# INPUT ROWS
===============

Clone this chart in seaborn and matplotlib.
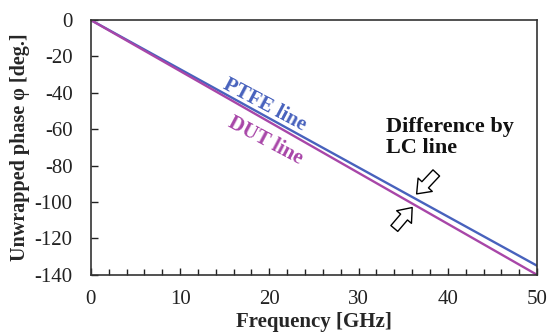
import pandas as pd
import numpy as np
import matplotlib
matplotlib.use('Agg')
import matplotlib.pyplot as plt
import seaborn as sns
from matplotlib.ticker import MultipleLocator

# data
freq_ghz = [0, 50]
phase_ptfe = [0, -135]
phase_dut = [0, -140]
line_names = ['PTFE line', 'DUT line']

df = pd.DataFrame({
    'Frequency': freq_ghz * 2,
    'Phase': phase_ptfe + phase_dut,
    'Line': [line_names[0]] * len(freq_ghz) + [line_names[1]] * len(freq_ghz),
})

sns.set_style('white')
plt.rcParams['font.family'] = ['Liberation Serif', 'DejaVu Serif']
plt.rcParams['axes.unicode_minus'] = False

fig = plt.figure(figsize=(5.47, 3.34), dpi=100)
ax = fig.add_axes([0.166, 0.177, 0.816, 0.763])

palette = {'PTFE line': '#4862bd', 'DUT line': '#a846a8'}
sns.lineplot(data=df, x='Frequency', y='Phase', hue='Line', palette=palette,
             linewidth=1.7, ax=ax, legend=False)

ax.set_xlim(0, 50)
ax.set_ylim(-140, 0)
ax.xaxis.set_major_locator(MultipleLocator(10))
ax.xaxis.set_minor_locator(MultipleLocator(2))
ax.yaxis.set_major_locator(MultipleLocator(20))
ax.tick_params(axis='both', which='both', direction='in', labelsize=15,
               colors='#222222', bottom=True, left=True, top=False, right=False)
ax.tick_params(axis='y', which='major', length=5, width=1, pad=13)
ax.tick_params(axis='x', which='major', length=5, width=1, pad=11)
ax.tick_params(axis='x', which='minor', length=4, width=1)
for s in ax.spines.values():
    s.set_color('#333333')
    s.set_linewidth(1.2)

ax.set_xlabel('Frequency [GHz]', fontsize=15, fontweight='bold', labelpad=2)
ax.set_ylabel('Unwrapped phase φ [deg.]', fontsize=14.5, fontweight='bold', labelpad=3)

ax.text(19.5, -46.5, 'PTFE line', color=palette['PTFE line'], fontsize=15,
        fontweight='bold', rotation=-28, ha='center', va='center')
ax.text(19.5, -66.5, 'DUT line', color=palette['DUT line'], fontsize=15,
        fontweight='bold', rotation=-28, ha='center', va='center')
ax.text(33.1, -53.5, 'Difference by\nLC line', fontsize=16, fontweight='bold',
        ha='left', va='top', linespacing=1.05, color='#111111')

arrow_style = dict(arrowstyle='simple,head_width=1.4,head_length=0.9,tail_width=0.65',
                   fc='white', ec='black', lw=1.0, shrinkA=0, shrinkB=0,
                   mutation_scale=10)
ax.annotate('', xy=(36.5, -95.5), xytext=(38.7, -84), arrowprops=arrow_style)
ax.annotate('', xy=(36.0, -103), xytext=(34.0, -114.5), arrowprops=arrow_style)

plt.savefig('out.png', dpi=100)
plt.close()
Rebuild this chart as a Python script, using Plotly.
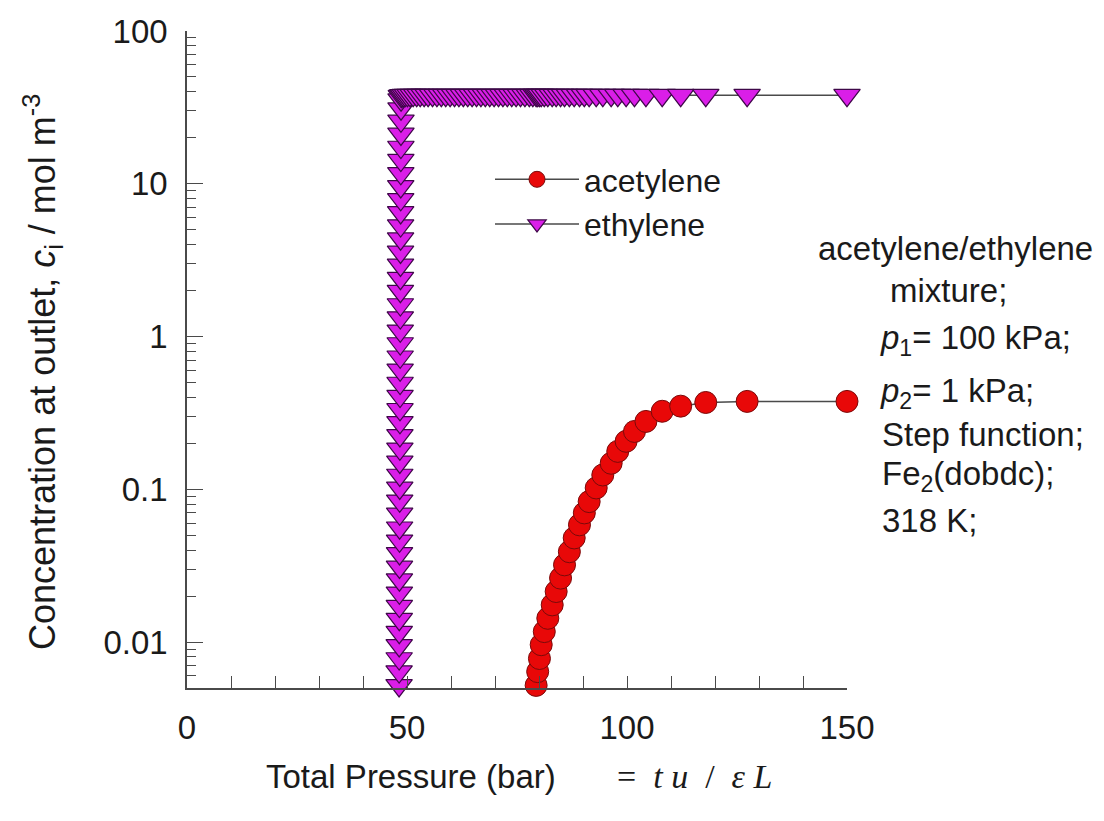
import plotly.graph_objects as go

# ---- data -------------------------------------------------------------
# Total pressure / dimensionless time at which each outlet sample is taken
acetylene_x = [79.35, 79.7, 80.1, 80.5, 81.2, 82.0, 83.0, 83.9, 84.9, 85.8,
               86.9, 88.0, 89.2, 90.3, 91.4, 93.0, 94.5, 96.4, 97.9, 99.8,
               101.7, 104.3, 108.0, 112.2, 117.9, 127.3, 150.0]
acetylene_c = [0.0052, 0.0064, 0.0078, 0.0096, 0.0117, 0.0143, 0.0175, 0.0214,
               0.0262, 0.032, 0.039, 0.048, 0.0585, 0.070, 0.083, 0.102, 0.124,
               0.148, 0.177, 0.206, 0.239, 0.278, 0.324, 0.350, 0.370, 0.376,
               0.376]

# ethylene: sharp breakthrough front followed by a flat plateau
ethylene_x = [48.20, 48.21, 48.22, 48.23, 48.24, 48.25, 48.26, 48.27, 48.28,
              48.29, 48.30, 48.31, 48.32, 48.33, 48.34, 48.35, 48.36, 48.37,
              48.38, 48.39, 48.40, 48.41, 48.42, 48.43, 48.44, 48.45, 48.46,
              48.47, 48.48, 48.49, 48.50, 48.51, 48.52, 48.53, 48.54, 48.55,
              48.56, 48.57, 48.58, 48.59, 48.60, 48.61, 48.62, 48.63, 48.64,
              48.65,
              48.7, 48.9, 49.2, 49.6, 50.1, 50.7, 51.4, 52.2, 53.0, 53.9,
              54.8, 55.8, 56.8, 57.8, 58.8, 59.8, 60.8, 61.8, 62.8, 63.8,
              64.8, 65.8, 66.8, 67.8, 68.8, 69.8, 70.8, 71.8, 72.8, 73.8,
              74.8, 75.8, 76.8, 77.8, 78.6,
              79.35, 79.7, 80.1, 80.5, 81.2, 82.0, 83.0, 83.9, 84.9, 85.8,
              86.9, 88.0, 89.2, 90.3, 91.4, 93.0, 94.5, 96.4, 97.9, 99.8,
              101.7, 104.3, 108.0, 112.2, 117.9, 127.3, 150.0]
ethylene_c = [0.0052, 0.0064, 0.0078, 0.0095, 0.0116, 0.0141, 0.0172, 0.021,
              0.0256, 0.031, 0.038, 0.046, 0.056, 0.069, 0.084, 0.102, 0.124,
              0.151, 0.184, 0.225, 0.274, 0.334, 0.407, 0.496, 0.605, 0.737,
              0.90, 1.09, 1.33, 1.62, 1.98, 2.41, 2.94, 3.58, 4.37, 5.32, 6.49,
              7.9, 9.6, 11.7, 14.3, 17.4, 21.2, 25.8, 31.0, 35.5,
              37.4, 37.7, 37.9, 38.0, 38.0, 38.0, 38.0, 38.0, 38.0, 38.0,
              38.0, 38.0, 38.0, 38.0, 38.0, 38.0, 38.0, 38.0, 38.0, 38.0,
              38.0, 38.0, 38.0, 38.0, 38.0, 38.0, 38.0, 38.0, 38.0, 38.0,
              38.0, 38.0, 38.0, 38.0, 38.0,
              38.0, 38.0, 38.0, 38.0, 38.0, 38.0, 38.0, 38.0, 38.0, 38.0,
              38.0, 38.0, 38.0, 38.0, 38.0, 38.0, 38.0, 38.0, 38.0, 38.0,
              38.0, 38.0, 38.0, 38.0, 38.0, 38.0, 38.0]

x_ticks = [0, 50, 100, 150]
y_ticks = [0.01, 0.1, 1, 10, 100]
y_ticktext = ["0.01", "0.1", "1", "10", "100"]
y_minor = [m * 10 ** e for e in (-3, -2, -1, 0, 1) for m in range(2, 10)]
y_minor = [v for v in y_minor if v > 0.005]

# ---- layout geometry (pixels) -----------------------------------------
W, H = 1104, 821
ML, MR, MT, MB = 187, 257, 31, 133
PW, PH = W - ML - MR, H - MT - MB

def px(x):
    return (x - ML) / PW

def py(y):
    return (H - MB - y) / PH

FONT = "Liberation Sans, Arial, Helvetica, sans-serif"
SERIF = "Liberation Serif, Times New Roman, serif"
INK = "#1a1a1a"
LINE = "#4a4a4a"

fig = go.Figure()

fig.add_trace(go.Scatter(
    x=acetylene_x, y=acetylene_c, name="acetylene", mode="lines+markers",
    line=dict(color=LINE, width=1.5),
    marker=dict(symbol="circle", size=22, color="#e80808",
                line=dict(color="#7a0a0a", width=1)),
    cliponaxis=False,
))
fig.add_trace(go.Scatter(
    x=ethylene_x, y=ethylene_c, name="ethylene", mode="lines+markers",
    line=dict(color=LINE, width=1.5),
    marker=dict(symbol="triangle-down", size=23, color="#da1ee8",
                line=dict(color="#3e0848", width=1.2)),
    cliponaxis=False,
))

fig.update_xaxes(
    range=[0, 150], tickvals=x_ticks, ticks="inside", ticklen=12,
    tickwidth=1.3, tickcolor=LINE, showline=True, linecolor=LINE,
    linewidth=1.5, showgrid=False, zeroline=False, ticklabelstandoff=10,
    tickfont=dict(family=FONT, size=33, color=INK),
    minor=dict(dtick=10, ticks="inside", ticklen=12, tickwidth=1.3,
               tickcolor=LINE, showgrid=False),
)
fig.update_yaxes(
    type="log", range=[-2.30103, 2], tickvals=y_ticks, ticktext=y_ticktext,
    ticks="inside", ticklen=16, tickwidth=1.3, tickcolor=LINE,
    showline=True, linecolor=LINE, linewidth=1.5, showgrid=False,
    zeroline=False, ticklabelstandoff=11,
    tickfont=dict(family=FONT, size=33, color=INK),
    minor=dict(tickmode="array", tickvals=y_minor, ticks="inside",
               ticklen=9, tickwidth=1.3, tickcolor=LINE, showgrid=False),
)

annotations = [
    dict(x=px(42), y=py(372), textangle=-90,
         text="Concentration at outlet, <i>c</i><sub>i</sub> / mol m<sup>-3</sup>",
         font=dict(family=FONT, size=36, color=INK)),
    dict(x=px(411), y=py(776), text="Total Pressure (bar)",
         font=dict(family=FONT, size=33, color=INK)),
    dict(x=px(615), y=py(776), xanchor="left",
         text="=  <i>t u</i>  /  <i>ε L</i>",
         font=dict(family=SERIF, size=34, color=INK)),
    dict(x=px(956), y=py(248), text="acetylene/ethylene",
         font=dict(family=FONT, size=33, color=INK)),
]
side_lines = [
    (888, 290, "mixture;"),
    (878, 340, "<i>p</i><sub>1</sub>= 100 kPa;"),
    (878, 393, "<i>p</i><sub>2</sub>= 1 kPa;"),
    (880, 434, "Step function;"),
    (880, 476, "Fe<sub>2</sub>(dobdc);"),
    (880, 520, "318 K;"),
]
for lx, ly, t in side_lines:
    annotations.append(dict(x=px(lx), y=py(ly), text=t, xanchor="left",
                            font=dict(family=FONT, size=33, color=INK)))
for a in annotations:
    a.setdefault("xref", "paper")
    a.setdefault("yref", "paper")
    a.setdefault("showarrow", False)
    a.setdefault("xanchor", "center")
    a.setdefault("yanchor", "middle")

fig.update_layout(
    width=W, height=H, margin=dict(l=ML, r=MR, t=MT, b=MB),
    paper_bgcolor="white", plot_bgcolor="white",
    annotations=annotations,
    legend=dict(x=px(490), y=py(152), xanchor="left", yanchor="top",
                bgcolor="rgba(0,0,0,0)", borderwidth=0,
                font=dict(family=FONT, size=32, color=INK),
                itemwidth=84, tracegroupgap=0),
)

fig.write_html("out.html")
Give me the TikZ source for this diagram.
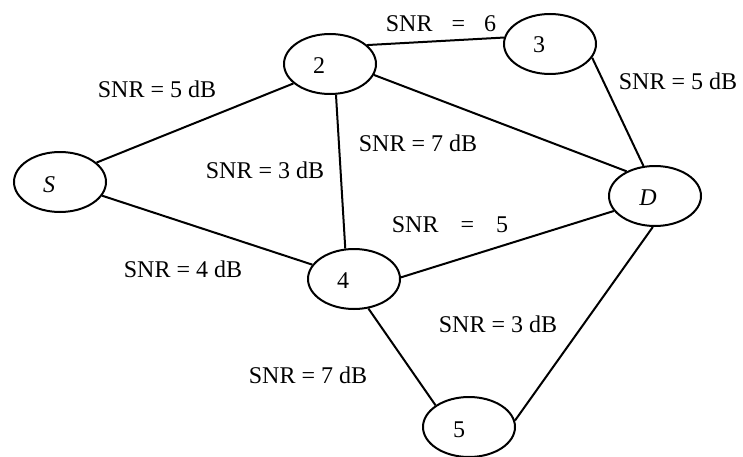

===============

# EXERCISE PROMPT
Transcribe, from the records above, the first line and every line after it up to and including the line with "ax = fig.add_axes([0.166, 0.177, 0.816, 0.763])"; omit pictures.

# THE COMPLETED TASK
Clone this chart in seaborn and matplotlib.
import pandas as pd
import numpy as np
import matplotlib
matplotlib.use('Agg')
import matplotlib.pyplot as plt
import seaborn as sns
from matplotlib.ticker import MultipleLocator

# data
freq_ghz = [0, 50]
phase_ptfe = [0, -135]
phase_dut = [0, -140]
line_names = ['PTFE line', 'DUT line']

df = pd.DataFrame({
    'Frequency': freq_ghz * 2,
    'Phase': phase_ptfe + phase_dut,
    'Line': [line_names[0]] * len(freq_ghz) + [line_names[1]] * len(freq_ghz),
})

sns.set_style('white')
plt.rcParams['font.family'] = ['Liberation Serif', 'DejaVu Serif']
plt.rcParams['axes.unicode_minus'] = False

fig = plt.figure(figsize=(5.47, 3.34), dpi=100)
ax = fig.add_axes([0.166, 0.177, 0.816, 0.763])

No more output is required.